Wounded in life, I seek to staunch the wounds of others . . . . --xoj

"Jack Spratt’s two centavo Guide to Redemption”
©2012 by Jack Spratt All Rights Reserved

God's tapestry, all creation, my greatest value an attempt to live/love for: in gratitude, mercy, forgiveness, regardless of Age, Race, Creed, Gender, Gender Proclivities, or Generosity . . . seeking to make redemtion salvation & resurrection potential in all unique, precious, individual lives, human, plant, animal, world. . . .through words & images - Jack Spratt ... KISS

Saturday, September 8, 2012


120908 17:32 joy days & tears for my father

If she reads me, by which, I am thinking not my soul on the hoof, so much as what I write. She says little to nothing. Fortuitous! For should I know her daily attention, especially now, I'd be inhibited mute falling not silent but dead humiliated. Worse I'd become dust instant no crematoria required. 

For these days, so longed for, I'd give nor receive nothing differently; to suffer again the agonies forging the tensile strength within me; what I sense she saw upon our first conversation going on now five years ago. 

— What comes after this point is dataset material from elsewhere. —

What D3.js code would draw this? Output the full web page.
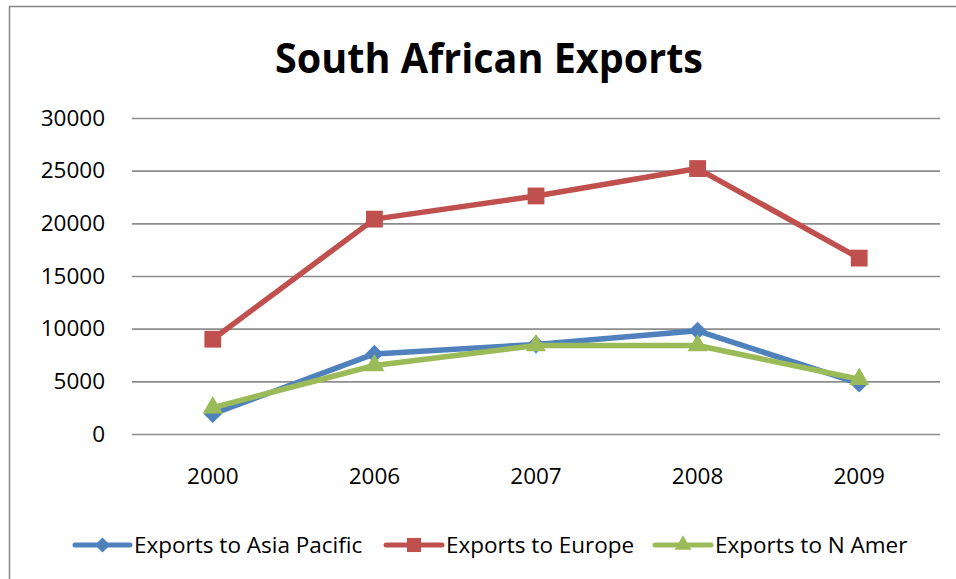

And my thesis is proven again; that to create, is to enter deeply beyond Heaven's Gate, near, if not on the throne in the lap of God embraced. And were all the rich and powerful to line the path I've walked I'd laugh ignoring their Whole or Tithe in offering for a taste of this life I've lived. So precious no relic of or the actual Jesus upon the cross twitching would compare in their collections of the arts of life. 

In Greenwich, Connecticut, then one of the three richest communities in the world, walking with my father through Hirshhorn's personal estate Sculpture Garden I innocently turned to him saying; "I own everything I can see."

Oddly indifferent. He who suggested that I read Kafka's "Metamorphosis" at thirteen or fourteen years-of-age; beginning a lifelong distrust of all governance including the Motor Vehicle Departments & The Vatican. 

And so again, once more, am I reminded of his many bequest in life; somewhat but not totally vacating his leaving me penniless at and after his death. He did call to say goodbye, but in retrospect it seemed then, and now, like the Christmas Bonus; "Have a Goose for Christmas, goose yourself out the door on your way home. Good night and goodbye." 

In another aside, another time, never repeated, he cried, "I'd like sometime to read the menu from left to right ignoring the cost." Penurious and niggardly to, not merely a flaw, but a fatal addiction; he at another time spoke longingly of conversing with H. L. Mencken to whose work dad directed my attention; lending me the, in abject despair: "I should be put to sleep like a rabid dog." No longer  reprised. 

However as he aged, returning to electricity and radar/radio waves, would he render the life and times of Nicolas Tesla. The last time after informing me, because I had no children, wife barren, a nigger daughter and versus my slavery to him he had dedicated his entire estate to my half bother because he, Stephen E. Spratt; Commander Chuck E. Cheesed named so long before had helped dad move one day. . . .My fatal flaw was in loving him attempting to invoke love for himself. Thus abandoning my love of art. . . .A fatal cause costing me years, more years, than walking with Randy to his grave.

Finally after dragging me to Hawaii where he previously indicated an interest in purchasing property where we, he and I, could commute for his final days in my care. Upon the first morning I set up my laptop showing him real estate listings . . . "oh I've changed my mind. . . . " 

Did you know, do you care, he did know that I've been around the world five times over and despise airplanes then and the thought of flying anywhere is like unto the Jew packed cattle cars to Auschwitz the shower then the crematoria. . . .known well in advance with wife and family all of them extending backwards and forward generations to be indifferently slain. 

I can go no further for to do so would invoke my loathing of he and his second son. To name either one again and thus reenter them in Google Search would lend them more than the shit it would take to bury their ashes. 

Too empathetic

Too sensitive

Too everything passionate

To live.

. . . just off the phone, she lives another day begrudgingly M and of myself I don't honestly care either way; my bottom line.